O tempo passou, Pep Guardiola levou o jogo posicional consigo para Alemanha e Inglaterra, e diversos outros treinadores replicaram modelos de jogo com princípios similares. As premissas continuaram as mesmas, embora o contexto tenha mudado um pouco.
O Botafogo Way de Textor, segundo a idealização do empresário, nada mais é do que uma réplica dos conceitos que mais vêm ganhando destaque no futebol nesta década: intensidade, agressividade sem a bola, verticalidade com a bola nos pés, e um jogo propositivo.
Só que as dinâmicas espaço-temporais mudaram brutalmente com o passar dos anos. O futebol não se tornou apenas mais competitivo, como também mais tático. Todo mundo vê sua equipe jogar, analisa ao pormenor, e procura saídas para podar seus pontos fortes, assim como atuar em cima dos pontos fracos.
Ao longo de uma temporada, cada jogo é planejado de maneira diferente. Por mais que a ideia seja a equipe sempre ter como prioridade a potencialização de seus pontos fortes através de uma plataforma tática pré-definida, tudo depende do contexto competitivo, do adversário, dos jogadores que seu time têm disponíveis e até dos atletas rivais.

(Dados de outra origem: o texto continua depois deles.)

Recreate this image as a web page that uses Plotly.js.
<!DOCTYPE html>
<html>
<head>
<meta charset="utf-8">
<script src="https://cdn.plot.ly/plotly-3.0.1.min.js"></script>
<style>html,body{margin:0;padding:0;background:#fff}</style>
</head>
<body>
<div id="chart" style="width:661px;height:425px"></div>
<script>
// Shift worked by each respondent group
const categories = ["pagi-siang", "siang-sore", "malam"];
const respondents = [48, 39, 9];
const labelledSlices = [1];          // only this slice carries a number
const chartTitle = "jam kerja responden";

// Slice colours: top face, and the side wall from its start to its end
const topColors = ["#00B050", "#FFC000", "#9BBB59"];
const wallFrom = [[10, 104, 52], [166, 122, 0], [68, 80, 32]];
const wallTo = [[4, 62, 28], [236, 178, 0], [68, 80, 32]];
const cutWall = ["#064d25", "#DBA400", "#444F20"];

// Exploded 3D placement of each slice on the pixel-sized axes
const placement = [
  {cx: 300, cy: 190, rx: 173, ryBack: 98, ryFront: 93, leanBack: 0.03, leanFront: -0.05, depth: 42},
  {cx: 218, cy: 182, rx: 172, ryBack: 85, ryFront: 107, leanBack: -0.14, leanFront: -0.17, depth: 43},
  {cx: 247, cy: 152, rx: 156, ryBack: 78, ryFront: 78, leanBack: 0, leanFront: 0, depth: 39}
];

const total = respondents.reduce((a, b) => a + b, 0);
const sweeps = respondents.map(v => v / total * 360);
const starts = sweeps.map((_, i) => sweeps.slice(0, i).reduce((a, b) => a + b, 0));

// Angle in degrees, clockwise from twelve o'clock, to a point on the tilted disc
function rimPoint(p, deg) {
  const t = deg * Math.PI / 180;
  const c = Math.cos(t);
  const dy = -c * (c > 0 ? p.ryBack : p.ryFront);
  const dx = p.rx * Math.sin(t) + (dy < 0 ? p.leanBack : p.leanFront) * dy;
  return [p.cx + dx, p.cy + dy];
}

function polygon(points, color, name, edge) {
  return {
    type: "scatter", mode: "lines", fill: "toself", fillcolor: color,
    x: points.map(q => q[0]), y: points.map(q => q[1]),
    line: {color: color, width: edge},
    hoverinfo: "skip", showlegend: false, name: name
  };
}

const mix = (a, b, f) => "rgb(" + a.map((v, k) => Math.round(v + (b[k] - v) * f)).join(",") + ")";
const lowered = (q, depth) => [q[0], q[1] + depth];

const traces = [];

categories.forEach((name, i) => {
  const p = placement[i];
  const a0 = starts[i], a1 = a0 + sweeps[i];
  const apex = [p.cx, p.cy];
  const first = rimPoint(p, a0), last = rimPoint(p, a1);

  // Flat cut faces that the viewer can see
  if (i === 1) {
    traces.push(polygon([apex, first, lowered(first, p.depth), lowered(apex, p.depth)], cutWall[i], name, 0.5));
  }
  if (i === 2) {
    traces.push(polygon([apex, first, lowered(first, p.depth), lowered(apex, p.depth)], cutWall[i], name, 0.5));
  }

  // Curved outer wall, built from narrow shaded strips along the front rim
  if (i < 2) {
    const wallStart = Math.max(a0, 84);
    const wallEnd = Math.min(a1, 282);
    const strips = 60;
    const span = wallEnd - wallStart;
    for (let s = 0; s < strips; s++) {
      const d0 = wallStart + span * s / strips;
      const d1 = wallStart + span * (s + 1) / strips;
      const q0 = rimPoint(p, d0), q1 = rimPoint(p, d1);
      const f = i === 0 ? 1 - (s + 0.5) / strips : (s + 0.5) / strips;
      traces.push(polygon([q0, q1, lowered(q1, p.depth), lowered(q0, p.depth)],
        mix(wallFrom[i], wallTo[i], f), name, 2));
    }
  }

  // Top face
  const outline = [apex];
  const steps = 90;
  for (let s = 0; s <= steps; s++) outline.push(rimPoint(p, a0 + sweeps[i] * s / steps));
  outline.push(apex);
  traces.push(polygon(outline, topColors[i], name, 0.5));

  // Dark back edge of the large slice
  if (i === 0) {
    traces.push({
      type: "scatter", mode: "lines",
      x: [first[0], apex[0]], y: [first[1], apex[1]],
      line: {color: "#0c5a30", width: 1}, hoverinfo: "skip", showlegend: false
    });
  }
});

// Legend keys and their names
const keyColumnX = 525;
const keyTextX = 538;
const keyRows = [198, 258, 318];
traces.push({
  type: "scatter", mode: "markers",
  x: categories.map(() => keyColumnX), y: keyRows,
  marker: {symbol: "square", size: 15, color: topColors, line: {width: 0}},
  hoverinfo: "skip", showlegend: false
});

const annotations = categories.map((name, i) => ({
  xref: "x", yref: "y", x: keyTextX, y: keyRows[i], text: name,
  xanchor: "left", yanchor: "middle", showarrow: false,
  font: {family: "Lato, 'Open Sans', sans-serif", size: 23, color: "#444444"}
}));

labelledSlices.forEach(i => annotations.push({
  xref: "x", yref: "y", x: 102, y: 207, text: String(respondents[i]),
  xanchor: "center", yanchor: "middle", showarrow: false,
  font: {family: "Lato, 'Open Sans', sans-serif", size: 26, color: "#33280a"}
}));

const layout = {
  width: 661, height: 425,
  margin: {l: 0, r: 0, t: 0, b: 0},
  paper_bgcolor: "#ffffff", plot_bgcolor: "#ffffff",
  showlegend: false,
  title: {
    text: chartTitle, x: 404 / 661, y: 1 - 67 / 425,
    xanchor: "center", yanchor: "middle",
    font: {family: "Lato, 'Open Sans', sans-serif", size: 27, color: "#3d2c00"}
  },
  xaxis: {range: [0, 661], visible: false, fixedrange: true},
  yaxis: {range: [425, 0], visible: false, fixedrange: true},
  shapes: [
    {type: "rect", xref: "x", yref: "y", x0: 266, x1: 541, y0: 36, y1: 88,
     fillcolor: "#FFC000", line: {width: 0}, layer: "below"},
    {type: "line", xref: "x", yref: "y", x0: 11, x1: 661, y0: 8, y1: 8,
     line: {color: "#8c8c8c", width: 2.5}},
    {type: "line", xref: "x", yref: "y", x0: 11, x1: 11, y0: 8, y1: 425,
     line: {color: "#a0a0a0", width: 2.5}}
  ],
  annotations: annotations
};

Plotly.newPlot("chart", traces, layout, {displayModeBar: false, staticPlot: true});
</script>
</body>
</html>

Vamos lembrar: do outro lado, existe um adversário. Que estudou ao pormenor seu time, e vai fazer de tudo para anular seus pontos fortes. E vice-versa. Cada partida é uma história diferente, e dentro de cada história, são vários os capítulos.

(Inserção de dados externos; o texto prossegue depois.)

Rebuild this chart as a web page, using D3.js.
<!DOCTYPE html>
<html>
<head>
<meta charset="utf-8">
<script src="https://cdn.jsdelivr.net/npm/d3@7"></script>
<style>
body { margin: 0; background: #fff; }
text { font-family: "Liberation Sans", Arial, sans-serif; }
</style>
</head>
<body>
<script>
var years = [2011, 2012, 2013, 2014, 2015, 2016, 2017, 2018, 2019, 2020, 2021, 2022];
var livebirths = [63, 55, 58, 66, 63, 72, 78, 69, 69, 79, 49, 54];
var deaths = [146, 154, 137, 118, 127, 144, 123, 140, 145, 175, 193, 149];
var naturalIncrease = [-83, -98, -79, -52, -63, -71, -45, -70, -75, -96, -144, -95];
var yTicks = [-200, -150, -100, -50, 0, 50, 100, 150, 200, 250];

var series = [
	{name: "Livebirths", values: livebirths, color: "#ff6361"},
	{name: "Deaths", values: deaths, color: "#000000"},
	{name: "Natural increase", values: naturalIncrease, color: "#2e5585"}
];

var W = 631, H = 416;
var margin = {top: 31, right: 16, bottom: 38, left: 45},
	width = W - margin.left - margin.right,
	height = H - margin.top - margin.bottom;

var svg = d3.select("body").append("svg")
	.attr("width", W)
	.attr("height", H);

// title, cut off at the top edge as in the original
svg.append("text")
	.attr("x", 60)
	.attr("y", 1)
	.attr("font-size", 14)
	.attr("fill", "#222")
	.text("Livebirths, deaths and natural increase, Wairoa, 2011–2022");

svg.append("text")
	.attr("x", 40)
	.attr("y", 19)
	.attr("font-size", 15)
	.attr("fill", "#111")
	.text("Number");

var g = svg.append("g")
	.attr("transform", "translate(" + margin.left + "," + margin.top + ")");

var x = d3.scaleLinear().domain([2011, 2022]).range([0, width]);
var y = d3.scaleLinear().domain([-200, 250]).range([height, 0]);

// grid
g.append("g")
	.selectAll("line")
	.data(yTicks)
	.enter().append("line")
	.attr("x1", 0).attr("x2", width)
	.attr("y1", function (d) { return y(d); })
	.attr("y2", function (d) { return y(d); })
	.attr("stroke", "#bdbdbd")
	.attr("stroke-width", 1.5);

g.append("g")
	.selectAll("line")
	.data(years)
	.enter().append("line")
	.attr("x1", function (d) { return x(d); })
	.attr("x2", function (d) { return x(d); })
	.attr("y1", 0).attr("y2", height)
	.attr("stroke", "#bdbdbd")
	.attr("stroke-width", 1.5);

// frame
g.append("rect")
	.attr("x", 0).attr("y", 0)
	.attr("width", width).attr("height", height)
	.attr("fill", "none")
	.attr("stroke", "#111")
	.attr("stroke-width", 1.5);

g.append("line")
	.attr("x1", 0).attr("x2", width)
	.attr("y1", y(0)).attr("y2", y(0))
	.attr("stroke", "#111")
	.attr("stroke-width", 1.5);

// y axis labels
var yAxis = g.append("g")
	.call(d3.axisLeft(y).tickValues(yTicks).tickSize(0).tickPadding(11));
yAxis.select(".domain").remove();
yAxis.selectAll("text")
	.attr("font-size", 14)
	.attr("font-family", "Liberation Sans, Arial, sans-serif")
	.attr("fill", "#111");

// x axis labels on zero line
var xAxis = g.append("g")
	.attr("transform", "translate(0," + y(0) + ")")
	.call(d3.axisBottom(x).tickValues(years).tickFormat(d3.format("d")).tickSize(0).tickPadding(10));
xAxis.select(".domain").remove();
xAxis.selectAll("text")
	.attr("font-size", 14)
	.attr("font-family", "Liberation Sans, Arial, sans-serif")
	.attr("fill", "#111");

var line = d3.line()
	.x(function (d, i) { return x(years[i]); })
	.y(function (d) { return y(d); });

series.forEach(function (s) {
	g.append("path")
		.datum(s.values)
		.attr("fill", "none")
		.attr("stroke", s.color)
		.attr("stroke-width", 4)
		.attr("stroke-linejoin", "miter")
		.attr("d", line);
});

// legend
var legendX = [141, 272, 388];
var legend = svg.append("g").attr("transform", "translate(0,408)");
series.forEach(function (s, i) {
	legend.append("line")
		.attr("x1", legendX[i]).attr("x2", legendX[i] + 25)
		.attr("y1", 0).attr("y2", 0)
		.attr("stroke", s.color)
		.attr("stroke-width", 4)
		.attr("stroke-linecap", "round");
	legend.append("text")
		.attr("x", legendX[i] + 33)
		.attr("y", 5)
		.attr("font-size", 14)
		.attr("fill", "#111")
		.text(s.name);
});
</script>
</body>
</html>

O jogo de futebol é dividido em fases, e a cada fase seu time tem de responder de uma maneira. Ele pode ser condicionado pelo adversário a ter respostas atípicas, não previstas dentro de seu plano de jogo, e aí os jogadores, no campo, por mais que tenham mecanismos táticos para tomar decisões, terão de se virar por conta própria.

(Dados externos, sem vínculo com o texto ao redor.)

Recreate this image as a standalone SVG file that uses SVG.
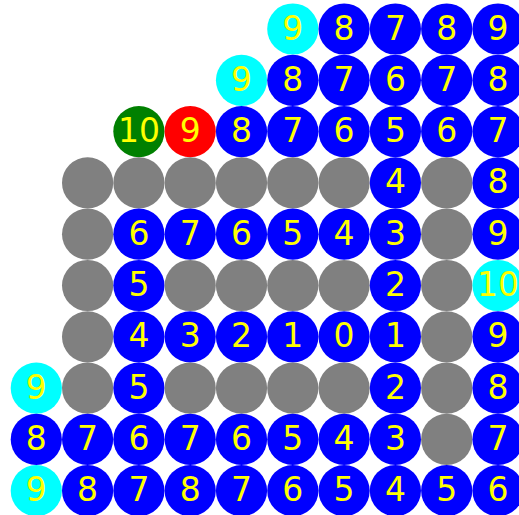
<svg xmlns="http://www.w3.org/2000/svg" width="519" height="515" viewBox="0 0 519 515">
<style>
circle{stroke:none}
.b{fill:#0000ff}.c{fill:#00ffff}.g{fill:#008000}.r{fill:#ff0000}.k{fill:#808080}
text{font-family:"DejaVu Sans",sans-serif;font-size:33px;fill:#ffff00;text-anchor:middle}
</style>
<rect width="519" height="515" fill="#ffffff"/>
<g id="connectors"/>
<g id="nodes">
<g id="n0_5"><circle class="c" cx="292.8" cy="29" r="25.6"/><text x="292.8" y="39.5">9</text></g>
<g id="n0_6"><circle class="b" cx="344.1" cy="29" r="25.6"/><text x="344.1" y="39.5">8</text></g>
<g id="n0_7"><circle class="b" cx="395.4" cy="29" r="25.6"/><text x="395.4" y="39.5">7</text></g>
<g id="n0_8"><circle class="b" cx="446.7" cy="29" r="25.6"/><text x="446.7" y="39.5">8</text></g>
<g id="n0_9"><circle class="b" cx="498" cy="29" r="25.6"/><text x="498" y="39.5">9</text></g>

<g id="n1_4"><circle class="c" cx="241.5" cy="80.3" r="25.6"/><text x="241.5" y="90.8">9</text></g>
<g id="n1_5"><circle class="b" cx="292.8" cy="80.3" r="25.6"/><text x="292.8" y="90.8">8</text></g>
<g id="n1_6"><circle class="b" cx="344.1" cy="80.3" r="25.6"/><text x="344.1" y="90.8">7</text></g>
<g id="n1_7"><circle class="b" cx="395.4" cy="80.3" r="25.6"/><text x="395.4" y="90.8">6</text></g>
<g id="n1_8"><circle class="b" cx="446.7" cy="80.3" r="25.6"/><text x="446.7" y="90.8">7</text></g>
<g id="n1_9"><circle class="b" cx="498" cy="80.3" r="25.6"/><text x="498" y="90.8">8</text></g>

<g id="n2_2"><circle class="g" cx="138.9" cy="131.6" r="25.6"/><text x="138.9" y="142.1">10</text></g>
<g id="n2_3"><circle class="r" cx="190.2" cy="131.6" r="25.6"/><text x="190.2" y="142.1">9</text></g>
<g id="n2_4"><circle class="b" cx="241.5" cy="131.6" r="25.6"/><text x="241.5" y="142.1">8</text></g>
<g id="n2_5"><circle class="b" cx="292.8" cy="131.6" r="25.6"/><text x="292.8" y="142.1">7</text></g>
<g id="n2_6"><circle class="b" cx="344.1" cy="131.6" r="25.6"/><text x="344.1" y="142.1">6</text></g>
<g id="n2_7"><circle class="b" cx="395.4" cy="131.6" r="25.6"/><text x="395.4" y="142.1">5</text></g>
<g id="n2_8"><circle class="b" cx="446.7" cy="131.6" r="25.6"/><text x="446.7" y="142.1">6</text></g>
<g id="n2_9"><circle class="b" cx="498" cy="131.6" r="25.6"/><text x="498" y="142.1">7</text></g>

<g id="n3_1"><circle class="k" cx="87.6" cy="182.9" r="25.6"/></g>
<g id="n3_2"><circle class="k" cx="138.9" cy="182.9" r="25.6"/></g>
<g id="n3_3"><circle class="k" cx="190.2" cy="182.9" r="25.6"/></g>
<g id="n3_4"><circle class="k" cx="241.5" cy="182.9" r="25.6"/></g>
<g id="n3_5"><circle class="k" cx="292.8" cy="182.9" r="25.6"/></g>
<g id="n3_6"><circle class="k" cx="344.1" cy="182.9" r="25.6"/></g>
<g id="n3_7"><circle class="b" cx="395.4" cy="182.9" r="25.6"/><text x="395.4" y="193.4">4</text></g>
<g id="n3_8"><circle class="k" cx="446.7" cy="182.9" r="25.6"/></g>
<g id="n3_9"><circle class="b" cx="498" cy="182.9" r="25.6"/><text x="498" y="193.4">8</text></g>

<g id="n4_1"><circle class="k" cx="87.6" cy="234.2" r="25.6"/></g>
<g id="n4_2"><circle class="b" cx="138.9" cy="234.2" r="25.6"/><text x="138.9" y="244.7">6</text></g>
<g id="n4_3"><circle class="b" cx="190.2" cy="234.2" r="25.6"/><text x="190.2" y="244.7">7</text></g>
<g id="n4_4"><circle class="b" cx="241.5" cy="234.2" r="25.6"/><text x="241.5" y="244.7">6</text></g>
<g id="n4_5"><circle class="b" cx="292.8" cy="234.2" r="25.6"/><text x="292.8" y="244.7">5</text></g>
<g id="n4_6"><circle class="b" cx="344.1" cy="234.2" r="25.6"/><text x="344.1" y="244.7">4</text></g>
<g id="n4_7"><circle class="b" cx="395.4" cy="234.2" r="25.6"/><text x="395.4" y="244.7">3</text></g>
<g id="n4_8"><circle class="k" cx="446.7" cy="234.2" r="25.6"/></g>
<g id="n4_9"><circle class="b" cx="498" cy="234.2" r="25.6"/><text x="498" y="244.7">9</text></g>

<g id="n5_1"><circle class="k" cx="87.6" cy="285.5" r="25.6"/></g>
<g id="n5_2"><circle class="b" cx="138.9" cy="285.5" r="25.6"/><text x="138.9" y="296">5</text></g>
<g id="n5_3"><circle class="k" cx="190.2" cy="285.5" r="25.6"/></g>
<g id="n5_4"><circle class="k" cx="241.5" cy="285.5" r="25.6"/></g>
<g id="n5_5"><circle class="k" cx="292.8" cy="285.5" r="25.6"/></g>
<g id="n5_6"><circle class="k" cx="344.1" cy="285.5" r="25.6"/></g>
<g id="n5_7"><circle class="b" cx="395.4" cy="285.5" r="25.6"/><text x="395.4" y="296">2</text></g>
<g id="n5_8"><circle class="k" cx="446.7" cy="285.5" r="25.6"/></g>
<g id="n5_9"><circle class="c" cx="498" cy="285.5" r="25.6"/><text x="498" y="296">10</text></g>

<g id="n6_1"><circle class="k" cx="87.6" cy="336.8" r="25.6"/></g>
<g id="n6_2"><circle class="b" cx="138.9" cy="336.8" r="25.6"/><text x="138.9" y="347.3">4</text></g>
<g id="n6_3"><circle class="b" cx="190.2" cy="336.8" r="25.6"/><text x="190.2" y="347.3">3</text></g>
<g id="n6_4"><circle class="b" cx="241.5" cy="336.8" r="25.6"/><text x="241.5" y="347.3">2</text></g>
<g id="n6_5"><circle class="b" cx="292.8" cy="336.8" r="25.6"/><text x="292.8" y="347.3">1</text></g>
<g id="n6_6"><circle class="b" cx="344.1" cy="336.8" r="25.6"/><text x="344.1" y="347.3">0</text></g>
<g id="n6_7"><circle class="b" cx="395.4" cy="336.8" r="25.6"/><text x="395.4" y="347.3">1</text></g>
<g id="n6_8"><circle class="k" cx="446.7" cy="336.8" r="25.6"/></g>
<g id="n6_9"><circle class="b" cx="498" cy="336.8" r="25.6"/><text x="498" y="347.3">9</text></g>

<g id="n7_0"><circle class="c" cx="36.3" cy="388.1" r="25.6"/><text x="36.3" y="398.6">9</text></g>
<g id="n7_1"><circle class="k" cx="87.6" cy="388.1" r="25.6"/></g>
<g id="n7_2"><circle class="b" cx="138.9" cy="388.1" r="25.6"/><text x="138.9" y="398.6">5</text></g>
<g id="n7_3"><circle class="k" cx="190.2" cy="388.1" r="25.6"/></g>
<g id="n7_4"><circle class="k" cx="241.5" cy="388.1" r="25.6"/></g>
<g id="n7_5"><circle class="k" cx="292.8" cy="388.1" r="25.6"/></g>
<g id="n7_6"><circle class="k" cx="344.1" cy="388.1" r="25.6"/></g>
<g id="n7_7"><circle class="b" cx="395.4" cy="388.1" r="25.6"/><text x="395.4" y="398.6">2</text></g>
<g id="n7_8"><circle class="k" cx="446.7" cy="388.1" r="25.6"/></g>
<g id="n7_9"><circle class="b" cx="498" cy="388.1" r="25.6"/><text x="498" y="398.6">8</text></g>

<g id="n8_0"><circle class="b" cx="36.3" cy="439.4" r="25.6"/><text x="36.3" y="449.9">8</text></g>
<g id="n8_1"><circle class="b" cx="87.6" cy="439.4" r="25.6"/><text x="87.6" y="449.9">7</text></g>
<g id="n8_2"><circle class="b" cx="138.9" cy="439.4" r="25.6"/><text x="138.9" y="449.9">6</text></g>
<g id="n8_3"><circle class="b" cx="190.2" cy="439.4" r="25.6"/><text x="190.2" y="449.9">7</text></g>
<g id="n8_4"><circle class="b" cx="241.5" cy="439.4" r="25.6"/><text x="241.5" y="449.9">6</text></g>
<g id="n8_5"><circle class="b" cx="292.8" cy="439.4" r="25.6"/><text x="292.8" y="449.9">5</text></g>
<g id="n8_6"><circle class="b" cx="344.1" cy="439.4" r="25.6"/><text x="344.1" y="449.9">4</text></g>
<g id="n8_7"><circle class="b" cx="395.4" cy="439.4" r="25.6"/><text x="395.4" y="449.9">3</text></g>
<g id="n8_8"><circle class="k" cx="446.7" cy="439.4" r="25.6"/></g>
<g id="n8_9"><circle class="b" cx="498" cy="439.4" r="25.6"/><text x="498" y="449.9">7</text></g>

<g id="n9_0"><circle class="c" cx="36.3" cy="490.7" r="25.6"/><text x="36.3" y="501.2">9</text></g>
<g id="n9_1"><circle class="b" cx="87.6" cy="490.7" r="25.6"/><text x="87.6" y="501.2">8</text></g>
<g id="n9_2"><circle class="b" cx="138.9" cy="490.7" r="25.6"/><text x="138.9" y="501.2">7</text></g>
<g id="n9_3"><circle class="b" cx="190.2" cy="490.7" r="25.6"/><text x="190.2" y="501.2">8</text></g>
<g id="n9_4"><circle class="b" cx="241.5" cy="490.7" r="25.6"/><text x="241.5" y="501.2">7</text></g>
<g id="n9_5"><circle class="b" cx="292.8" cy="490.7" r="25.6"/><text x="292.8" y="501.2">6</text></g>
<g id="n9_6"><circle class="b" cx="344.1" cy="490.7" r="25.6"/><text x="344.1" y="501.2">5</text></g>
<g id="n9_7"><circle class="b" cx="395.4" cy="490.7" r="25.6"/><text x="395.4" y="501.2">4</text></g>
<g id="n9_8"><circle class="b" cx="446.7" cy="490.7" r="25.6"/><text x="446.7" y="501.2">5</text></g>
<g id="n9_9"><circle class="b" cx="498" cy="490.7" r="25.6"/><text x="498" y="501.2">6</text></g>
</g>
</svg>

Um time pode ter, por exemplo, como modelo de jogo, ou característica, uma abordagem mais pragmática, com linhas médias e baixas na fase defensiva e aposta em ligações diretas e ataques rápidos na transição ofensiva. Mas e se o adversário lhe der a bola e atuar mais recuado? E se o adversário te condicionar a outra forma de jogo?
Paiva adotou uma estratégia pragmática contra o Paris Saint-Germain, longe do Botafogo Way. Venceu, e Textor celebrou em campo como se fosse um título. A estratégia foi a mesma nos duelos seguintes, contra Atlético de Madrid e Palmeiras. Ambos, derrota por 1 a 0. A segunda culminou em eliminação nas oitavas em um torneio que a previsão era a queda na fase de grupos.
O jogo reativo contra o Palmeiras custou o emprego de Paiva. Ou foi o resultado? E se o Botafogo não leva o gol de Paulinho e avança nos pênaltis, a decisão seria a mesma? Textor sentiria falta do Botafogo Way, como não sentiu contra o PSG?
Não há dúvidas sobre a diferença qualitativa se compararmos os confrontos. O PSG tem mais time, elenco, investimento e qualidade que o Palmeiras. Mas será que foi a performance, ou o resultado, que condicionaram a demissão de Paiva? John Textor traz novos ares, ou velhos hábitos, ao futebol brasileiro? É um dirigente à moda antiga, com sotaque diferente, ou um visionário que mudou para sempre os rumos do Botafogo?